[Source code of charts]
────

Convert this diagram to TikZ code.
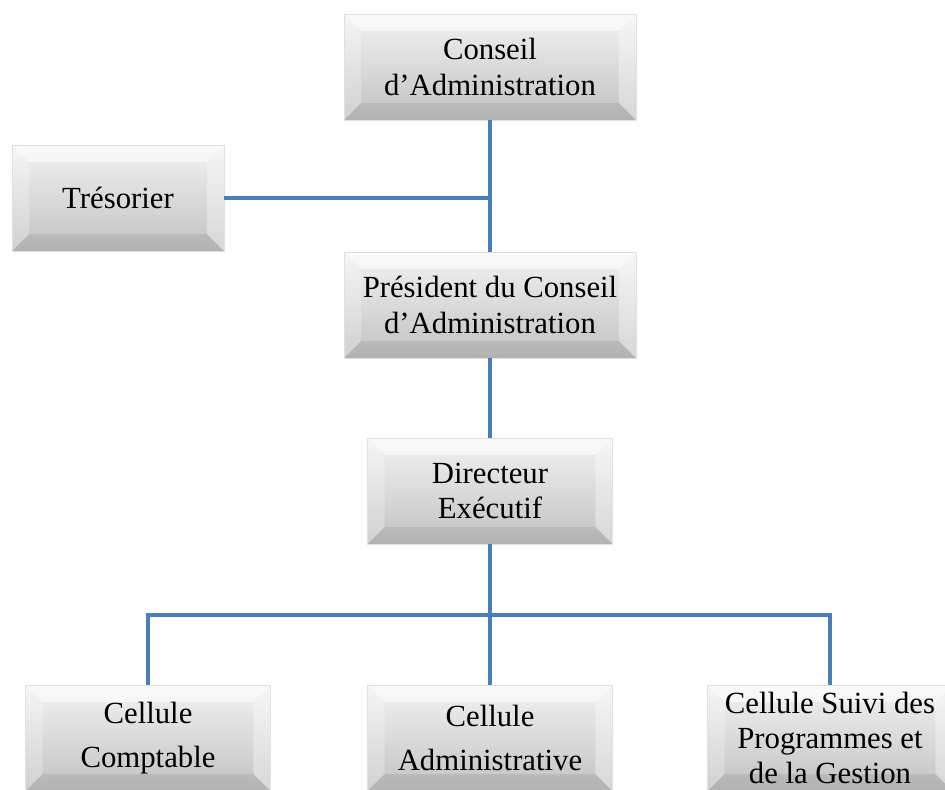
\documentclass[tikz,border=0pt]{standalone}
\usepackage{fontspec}
\setmainfont{Liberation Serif}
\usetikzlibrary{positioning}

\definecolor{linkblue}{RGB}{74,126,187}
\newcommand{\boxfont}{\fontsize{17.5pt}{20pt}\selectfont}
\newcommand{\bev}{0.34cm}

\tikzset{
  bevelbox/.style={inner sep=0pt, align=center, font=\boxfont,
    minimum height=2.12cm, draw=black!12,
    path picture={
      % face
      \fill[top color=black!5, bottom color=black!24]
        (path picture bounding box.south west) rectangle (path picture bounding box.north east);
      % top facet
      \fill[white, opacity=0.6] (path picture bounding box.north west)
        -- (path picture bounding box.north east)
        -- ([shift={(-\bev,-\bev)}]path picture bounding box.north east)
        -- ([shift={(\bev,-\bev)}]path picture bounding box.north west) -- cycle;
      % left facet
      \fill[white, opacity=0.25] (path picture bounding box.north west)
        -- ([shift={(\bev,-\bev)}]path picture bounding box.north west)
        -- ([shift={(\bev,\bev)}]path picture bounding box.south west)
        -- (path picture bounding box.south west) -- cycle;
      % right facet
      \fill[white, opacity=0.35] (path picture bounding box.north east)
        -- ([shift={(-\bev,-\bev)}]path picture bounding box.north east)
        -- ([shift={(-\bev,\bev)}]path picture bounding box.south east)
        -- (path picture bounding box.south east) -- cycle;
      % bottom facet
      \fill[black, opacity=0.08] (path picture bounding box.south west)
        -- ([shift={(\bev,\bev)}]path picture bounding box.south west)
        -- ([shift={(-\bev,\bev)}]path picture bounding box.south east)
        -- (path picture bounding box.south east) -- cycle;
    }},
  widebox/.style={bevelbox, minimum width=5.84cm},
  midbox/.style={bevelbox, minimum width=4.9cm},
  smallbox/.style={bevelbox, minimum width=4.24cm},
  link/.style={draw=linkblue, line width=2.8pt}
}

\begin{document}
\begin{tikzpicture}[x=0.02cm, y=-0.02cm]

  \clip (0,0) rectangle (945,789);
  \fill[white] (0,0) rectangle (945,789);

  % top of the chart
  \node[widebox] (conseil) at (490,67) {Conseil\\d’Administration};
  \node[smallbox] (tresorier) at (118,198) {Trésorier};
  \node[widebox] (president) at (490,305) {Président du Conseil\\d’Administration};
  \node[midbox] (directeur) at (490,491) {Directeur\\Exécutif};

  % cells
  \node[midbox] (comptable) at (148,738) {Cellule\\[5pt]Comptable};
  \node[midbox] (administrative) at (490,738) {Cellule\\[5pt]Administrative};
  \node[midbox] (suivi) at (830,738) {Cellule Suivi des\\Programmes et\\de la Gestion};

  % links
  \draw[link] (conseil.south) -- (president.north);
  \draw[link] (tresorier.east) -- (tresorier.east -| conseil.south);
  \draw[link] (president.south) -- (directeur.north);
  \coordinate (bus) at (490,615);
  \draw[link] (directeur.south) -- (bus);
  \draw[link] (comptable.north) |- (bus) -| (suivi.north);
  \draw[link] (bus) -- (administrative.north);

\end{tikzpicture}
\end{document}
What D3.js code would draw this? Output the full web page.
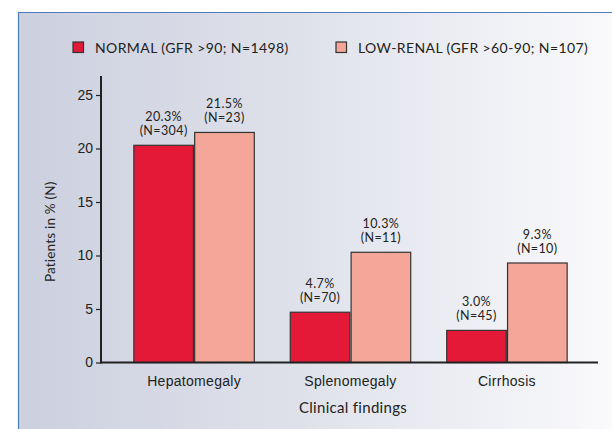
<!DOCTYPE html>
<html>
<head>
<meta charset="utf-8">
<script src="https://cdn.jsdelivr.net/npm/d3@7"></script>
<style>
  body { margin: 0; background: #fff; }
  svg { display: block; font-family: Lato, "Open Sans", sans-serif; }
</style>
</head>
<body>
<svg id="chart" width="612" height="429"></svg>
<script>
const categories = ['Hepatomegaly', 'Splenomegaly', 'Cirrhosis'];
const seriesNames = ['NORMAL (GFR >90; N=1498)', 'LOW-RENAL (GFR >60-90; N=107)'];
const normalPct = [20.3, 4.7, 3.0];
const normalN = [304, 70, 45];
const lowPct = [21.5, 10.3, 9.3];
const lowN = [23, 11, 10];
const yTicks = [0, 5, 10, 15, 20, 25];

const colors = ['#e31937', '#f4a698'];
const width = 612, height = 429;
const svg = d3.select('#chart');

// panel background
const defs = svg.append('defs');
const grad = defs.append('linearGradient').attr('id', 'bg').attr('x1', 0).attr('x2', 1).attr('y1', 0).attr('y2', 0);
grad.append('stop').attr('offset', '0%').attr('stop-color', '#ccd0df');
grad.append('stop').attr('offset', '45%').attr('stop-color', '#dfe1ea');
grad.append('stop').attr('offset', '100%').attr('stop-color', '#fbfbfd');
svg.append('rect').attr('x', 18.5).attr('y', 12.5).attr('width', width).attr('height', height)
  .attr('fill', 'url(#bg)');
svg.append('path').attr('d', `M18.5,${height}V12.5H${width}`)
  .attr('fill', 'none').attr('stroke', '#4f7db8').attr('stroke-width', 1.2);

const x0 = 101, x1 = 598, y0 = 362.5, yTop = 95;
const x = d3.scaleBand().domain(categories).range([x0, x1 + 2]).paddingInner(0.23).paddingOuter(0.21);
const xs = d3.scaleBand().domain([0, 1]).range([0, x.bandwidth()]).paddingInner(0.02);
const y = d3.scaleLinear().domain([0, 25]).range([y0, yTop]);

const data = categories.map((c, i) => ({
  cat: c,
  vals: [
    { s: 0, pct: normalPct[i], n: normalN[i] },
    { s: 1, pct: lowPct[i], n: lowN[i] }
  ]
}));

// bars
const g = svg.append('g').selectAll('g').data(data).join('g')
  .attr('transform', d => `translate(${x(d.cat)},0)`);
g.selectAll('rect').data(d => d.vals).join('rect')
  .attr('x', d => xs(d.s))
  .attr('y', d => y(d.pct))
  .attr('width', xs.bandwidth())
  .attr('height', d => y0 - y(d.pct))
  .attr('fill', d => colors[d.s])
  .attr('stroke', '#333').attr('stroke-width', 1.2);

// value labels, two lines each
const cx = d => xs(d.s) + xs.bandwidth() / 2;
g.selectAll('text.pct').data(d => d.vals).join('text').attr('class', 'pct')
  .attr('x', cx).attr('y', d => y(d.pct) - 24)
  .attr('text-anchor', 'middle').attr('font-size', 12.5).attr('letter-spacing', 0.4).attr('fill', '#222')
  .text(d => d.pct.toFixed(1) + '%');
g.selectAll('text.n').data(d => d.vals).join('text').attr('class', 'n')
  .attr('x', cx).attr('y', d => y(d.pct) - 10)
  .attr('text-anchor', 'middle').attr('font-size', 12.5).attr('letter-spacing', 0.4).attr('fill', '#222')
  .text(d => `(N=${d.n})`);

// y axis
const yAxis = svg.append('g').attr('transform', `translate(${x0},0)`)
  .call(d3.axisLeft(y).tickValues(yTicks).tickSize(5).tickPadding(3));
yAxis.select('.domain').remove();
yAxis.selectAll('.tick line').attr('stroke', '#222').attr('stroke-width', 1.2);
yAxis.selectAll('.tick text').attr('font-size', 14).attr('fill', '#222').attr('font-family', null);
svg.append('line').attr('x1', x0).attr('x2', x0).attr('y1', 76).attr('y2', y0 + 1)
  .attr('stroke', '#222').attr('stroke-width', 2);

// x axis
const xAxis = svg.append('g').attr('transform', `translate(0,${y0})`)
  .call(d3.axisBottom(x).tickSize(0).tickPadding(14));
xAxis.select('.domain').remove();
xAxis.selectAll('.tick text').attr('font-size', 14).attr('letter-spacing', 0.3).attr('fill', '#222').attr('font-family', null);
svg.append('line').attr('x1', x0 - 1).attr('x2', x1).attr('y1', y0).attr('y2', y0)
  .attr('stroke', '#222').attr('stroke-width', 2);

// axis titles
svg.append('text').attr('x', 353).attr('y', 413)
  .attr('text-anchor', 'middle').attr('font-size', 15).attr('letter-spacing', 0.3).attr('fill', '#222')
  .text('Clinical findings');
svg.append('text').attr('transform', `translate(55,${(yTop + y0) / 2 + 3}) rotate(-90)`)
  .attr('text-anchor', 'middle').attr('font-size', 13.5).attr('letter-spacing', 0.2).attr('fill', '#222')
  .text('Patients in % (N)');

// legend
const legX = [73, 336];
const leg = svg.append('g').selectAll('g').data(seriesNames).join('g')
  .attr('transform', (d, i) => `translate(${legX[i]},42)`);
leg.append('rect').attr('width', 10.5).attr('height', 10.5)
  .attr('fill', (d, i) => colors[i]).attr('stroke', '#333').attr('stroke-width', 1.2);
leg.append('text').attr('x', 22).attr('y', 10.5)
  .attr('font-size', 14).attr('letter-spacing', 0.4).attr('fill', '#222').text(d => d);
</script>
</body>
</html>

────

Brief>
Give back exactly the lines from the one containing "What D3.js code" to the one containing "const y = d3.scaleLinear().domain([0, 25]).range([y0, yTop]);", both included, and no pictures.

Solution for this problem>
What D3.js code would draw this? Output the full web page.
<!DOCTYPE html>
<html>
<head>
<meta charset="utf-8">
<script src="https://cdn.jsdelivr.net/npm/d3@7"></script>
<style>
  body { margin: 0; background: #fff; }
  svg { display: block; font-family: Lato, "Open Sans", sans-serif; }
</style>
</head>
<body>
<svg id="chart" width="612" height="429"></svg>
<script>
const categories = ['Hepatomegaly', 'Splenomegaly', 'Cirrhosis'];
const seriesNames = ['NORMAL (GFR >90; N=1498)', 'LOW-RENAL (GFR >60-90; N=107)'];
const normalPct = [20.3, 4.7, 3.0];
const normalN = [304, 70, 45];
const lowPct = [21.5, 10.3, 9.3];
const lowN = [23, 11, 10];
const yTicks = [0, 5, 10, 15, 20, 25];

const colors = ['#e31937', '#f4a698'];
const width = 612, height = 429;
const svg = d3.select('#chart');

// panel background
const defs = svg.append('defs');
const grad = defs.append('linearGradient').attr('id', 'bg').attr('x1', 0).attr('x2', 1).attr('y1', 0).attr('y2', 0);
grad.append('stop').attr('offset', '0%').attr('stop-color', '#ccd0df');
grad.append('stop').attr('offset', '45%').attr('stop-color', '#dfe1ea');
grad.append('stop').attr('offset', '100%').attr('stop-color', '#fbfbfd');
svg.append('rect').attr('x', 18.5).attr('y', 12.5).attr('width', width).attr('height', height)
  .attr('fill', 'url(#bg)');
svg.append('path').attr('d', `M18.5,${height}V12.5H${width}`)
  .attr('fill', 'none').attr('stroke', '#4f7db8').attr('stroke-width', 1.2);

const x0 = 101, x1 = 598, y0 = 362.5, yTop = 95;
const x = d3.scaleBand().domain(categories).range([x0, x1 + 2]).paddingInner(0.23).paddingOuter(0.21);
const xs = d3.scaleBand().domain([0, 1]).range([0, x.bandwidth()]).paddingInner(0.02);
const y = d3.scaleLinear().domain([0, 25]).range([y0, yTop]);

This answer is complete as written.